Devias pensar em servir à vida, não à morte. Devias deixar que marechais
e diplomatas se matem uns aos outros, pessoalmente...”
“Eu te exorto ao cumprimento das leis apenas quando
elas fazem sentido e a romper corajosamente com elas quando escondem armadilhas
leoninas. Não creias que para ser religioso seja necessário destruir tua vida
afetiva e encolher o corpo e o espírito. O homem precisa apenas ser um ser humano.
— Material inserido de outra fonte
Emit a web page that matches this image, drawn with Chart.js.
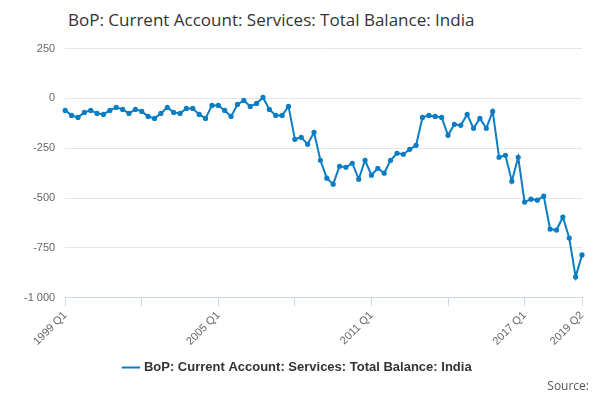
<!DOCTYPE html>
<html>
<head>
<meta charset="utf-8">
<script src="https://cdn.jsdelivr.net/npm/chart.js@4"></script>
<style>
  body { margin: 0; background: #fff; font-family: "Open Sans", sans-serif; }
  #wrap { position: relative; width: 600px; height: 400px; }
  h1 { position: absolute; left: 68px; top: 8px; margin: 0; font-size: 17px; font-weight: normal; color: #333; }
  #src { position: absolute; right: 11px; bottom: 6px; font-size: 12px; color: #555; }
  #box { position: absolute; left: 0; top: 32px; width: 600px; height: 352px; }
</style>
</head>
<body>
<div id="wrap">
  <h1>BoP: Current Account: Services: Total Balance: India</h1>
  <div id="box"><canvas id="chart"></canvas></div>
  <div id="src">Source:</div>
</div>
<script>
const seriesName = "BoP: Current Account: Services: Total Balance: India";
const quarters = [];
for (let y = 1999; y <= 2019; y++) {
  for (let q = 1; q <= 4; q++) {
    if (y === 2019 && q > 2) break;
    quarters.push(y + " Q" + q);
  }
}
const balance = [
  -60, -85, -95, -70, -60, -75, -80, -60, -45, -55,
  -75, -55, -65, -90, -100, -75, -45, -70, -75, -50,
  -50, -80, -100, -35, -35, -60, -90, -30, -10, -40,
  -25, 5, -55, -85, -85, -40, -205, -195, -230, -170,
  -310, -400, -430, -340, -345, -325, -405, -310, -385, -350,
  -375, -310, -275, -280, -255, -235, -95, -85, -90, -95,
  -185, -130, -135, -80, -150, -100, -150, -65, -295, -285,
  -415, -295, -520, -505, -510, -490, -655, -660, -595, -700,
  -895, -785
];
const tickIdx = [0, 12, 24, 36, 48, 60, 72, 81];
const labelIdx = [0, 24, 48, 72, 81];

new Chart(document.getElementById("chart"), {
  type: "line",
  data: {
    labels: quarters,
    datasets: [{
      label: seriesName,
      data: balance,
      borderColor: "#0b7dc3",
      backgroundColor: "#0b7dc3",
      borderWidth: 2,
      pointRadius: 1.6,
      tension: 0,
    }],
  },
  options: {
    animation: false,
    maintainAspectRatio: false,
    layout: { padding: { left: 14, right: 18 } },
    scales: {
      x: {
        afterBuildTicks: (axis) => { axis.ticks = tickIdx.map((v) => ({ value: v })); },
        ticks: {
          autoSkip: false,
          maxRotation: 45,
          minRotation: 45,
          color: "#666",
          font: { size: 11 },
          callback: (v) => (labelIdx.includes(v) ? quarters[v] : ""),
        },
        grid: { drawOnChartArea: false, drawTicks: true, tickLength: 8, color: "#ccd6eb" },
        border: { color: "#ccd6eb" },
      },
      y: {
        min: -1000,
        max: 250,
        ticks: {
          stepSize: 250,
          color: "#666",
          font: { size: 11 },
          padding: 10,
          callback: (v) => String(v).replace(/(\d)(?=(\d{3})$)/, "$1 "),
        },
        grid: { color: "#e6e6e6", drawTicks: false },
        border: { display: false },
      },
    },
    plugins: {
      legend: {
        position: "bottom",
        labels: { color: "#333", font: { size: 13, weight: "bold" }, usePointStyle: true, pointStyle: "line", boxWidth: 30 },
      },
      tooltip: { enabled: false },
    },
  },
});
</script>
</body>
</html>
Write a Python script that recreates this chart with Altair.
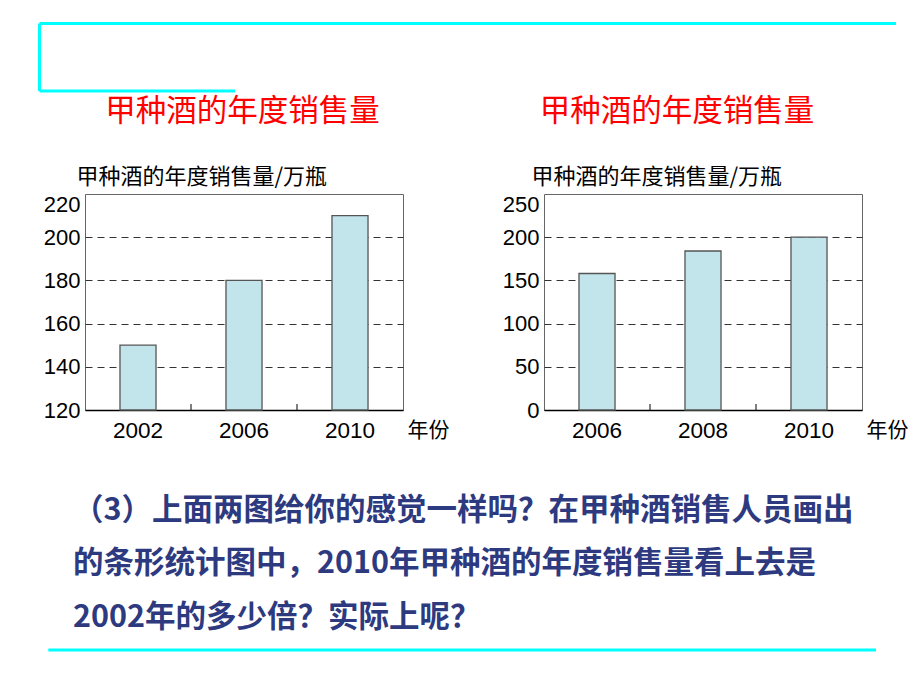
import altair as alt
import pandas as pd

# ---- data ----
years_a = ["2002", "2006", "2010"]
sales_a = [150, 180, 210]
ticks_a = [120, 140, 160, 180, 200, 220]

years_b = ["2006", "2008", "2010"]
sales_b = [158, 184, 200]
ticks_b = [0, 50, 100, 150, 200, 250]

chart_title = "甲种酒的年度销售量"
y_title = "甲种酒的年度销售量/万瓶"
x_title = "年份"
paragraph = [
    "（3）上面两图给你的感觉一样吗？在甲种酒销售人员画出",
    "的条形统计图中，2010年甲种酒的年度销售量看上去是",
    "2002年的多少倍？实际上呢？",
]

CJK = "Noto Sans CJK SC"
LAT = "Liberation Sans"
W, H = 318, 216
CYAN = "#00FFFF"
NAVY = "#2D3A80"


def one():
    return pd.DataFrame({"k": [0]})


def panel(years, sales, ticks, title_x, ytitle_x, ticks_years):
    df = pd.DataFrame({"year": years, "sales": sales})
    lo, hi = ticks[0], ticks[-1]
    edge = f"datum.value == {lo} || datum.value == {hi}"
    x_enc = alt.X(
        "year:N",
        sort=years,
        scale=alt.Scale(paddingInner=0, paddingOuter=0),
        axis=alt.Axis(
            title=x_title, titleX=W + 25, titleY=20, titleAngle=0,
            titleAlign="center", titleBaseline="middle",
            titleFont=CJK, titleFontSize=21, titleFontWeight="normal", titleColor="black",
            labelAngle=0, labelFont=LAT, labelFontSize=22.5, labelColor="black",
            labelPadding=20, labelBaseline="middle",
            ticks=False, domainColor="black", domainWidth=1.5, grid=False,
        ),
    )
    y_enc = alt.Y(
        "sales:Q",
        scale=alt.Scale(domain=[lo, hi], nice=False, zero=False),
        axis=alt.Axis(
            values=ticks, title=y_title, titleAngle=0, titleAlign="left",
            titleBaseline="middle", titleX=ytitle_x, titleY=-18,
            titleFont=CJK, titleFontSize=22, titleFontWeight="normal", titleColor="black",
            labelFont=LAT, labelFontSize=22, labelColor="black", labelPadding=5,
            labelBaseline={"condition": {"test": f"datum.value == {hi}", "value": "top"}, "value": "middle"},
            ticks=False, domain=False,
            grid=True, gridDash=[7, 5], gridColor="#333333", gridWidth=1,
            gridOpacity={"condition": {"test": edge, "value": 0}, "value": 1},
        ),
    )
    bars = alt.Chart(df).mark_bar(
        width=alt.RelativeBandSize(0.34), fill="#C2E5EB", stroke="#555555", strokeWidth=1.3
    ).encode(x=x_enc, y=y_enc, y2=alt.datum(lo))

    tdf = pd.DataFrame({"year": ticks_years})
    inner_ticks = alt.Chart(tdf).mark_rule(color="black", strokeWidth=1).encode(
        x=alt.X("year:N", sort=years, bandPosition=0),
        y=alt.value(H), y2=alt.value(H - 6),
    )

    title = alt.Chart(pd.DataFrame({"t": [chart_title]})).mark_text(
        font=CJK, fontSize=30.5, color="#FF0000", align="center", baseline="middle"
    ).encode(text="t:N", x=alt.value(title_x), y=alt.value(-82))

    return alt.layer(bars, inner_ticks, title).properties(width=W, height=H)


left = panel(years_a, sales_a, ticks_a, 157.5, -9, years_a[1:])
right = panel(years_b, sales_b, ticks_b, 133, -13, years_b[1:])


def hline(x1, x2, y):
    return alt.Chart(one()).mark_rule(color=CYAN, strokeWidth=3).encode(
        x=alt.value(x1), x2=alt.value(x2), y=alt.value(y)
    )


def vline(x, y1, y2):
    return alt.Chart(one()).mark_rule(color=CYAN, strokeWidth=3).encode(
        x=alt.value(x), y=alt.value(y1), y2=alt.value(y2)
    )


decor = [
    hline(-45.5, 811, -170.5),
    vline(-45.5, -170.5, -103),
    hline(-45.5, 150, -103),
    hline(-36.7, 791, 456),
]

para_layers = []
for i, line in enumerate(paragraph):
    para_layers.append(
        alt.Chart(pd.DataFrame({"t": [line]})).mark_text(
            font=CJK, fontSize=30.5, fontWeight="bold", color=NAVY,
            align="left", baseline="middle",
        ).encode(text="t:N", x=alt.value(-12), y=alt.value([317, 370, 424][i]))
    )

left_full = alt.layer(left, *decor, *para_layers)

chart = alt.hconcat(left_full, right, spacing=141).properties(
    bounds="flush",
    padding={"left": 37, "top": 21, "right": 5, "bottom": 5},
    background="white",
).configure_view(stroke="#666666", strokeWidth=1)

chart.save("out.html", embed_options={"renderer": "svg", "actions": False})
Mas tu és o povo, a opinião pública, a consciência social. Pensa na
responsabilidade gigantesca que esses atributos te conferem. Deves indagar se
pensas corretamente, quer do ponto de vista da trajetória social, onde estás
inserido, quer da parte da natureza dos atos humanos..”.
“Tu acreditas cegamente em tudo o que os jornais
escrevem! Não distingues o abismo de estupidez, mau gosto, mentiras e
manipulação dirigidas aos teus ouvidos pelos meios de comunicação! Engoles
bovinamente tudo o que te segredam aos ouvidos, ambos surdos à verdade e ao
amor!
“Perguntas-me se poderei dizer-te quando saberás
viver a tua vida em paz e segurança; a resposta consiste no inverso da tua
forma de ser atual: viverás bem e em paz quando a vida significar para ti mais
do que a segurança; o amor mais do que o dinheiro; a tua liberdade mais do que
as linhas diretivas do partido ou a opinião pública; quando a tua forma de
pensar estiver de acordo, e não, como hoje, em discordância, com a tua forma de
sentir; quando te for possível reconhecer os teus dotes a tempo e reconhecer
a tempo o teu declínio, a tua velhice; quando te for possível
viver o pensamento dos grandes homens em lugar dos crimes dos ditos grandes
guerreiros; quando os professores dos teus filhos forem mais bem pagos que os
políticos; quando tiveres maior respeito pelo amor entre um homem e uma mulher
do que por um certificado de casamento; quando puderes reconhecer os teus erros refletindo a tempo, e
não demasiado tarde, como o fazes hoje..”
Não precisamos
ter medo ... do medo. Somos todos parte desta história que está acontecendo,
querendo ou não. Podemos ser anônimos, mas não temos que ser um Zé ninguém.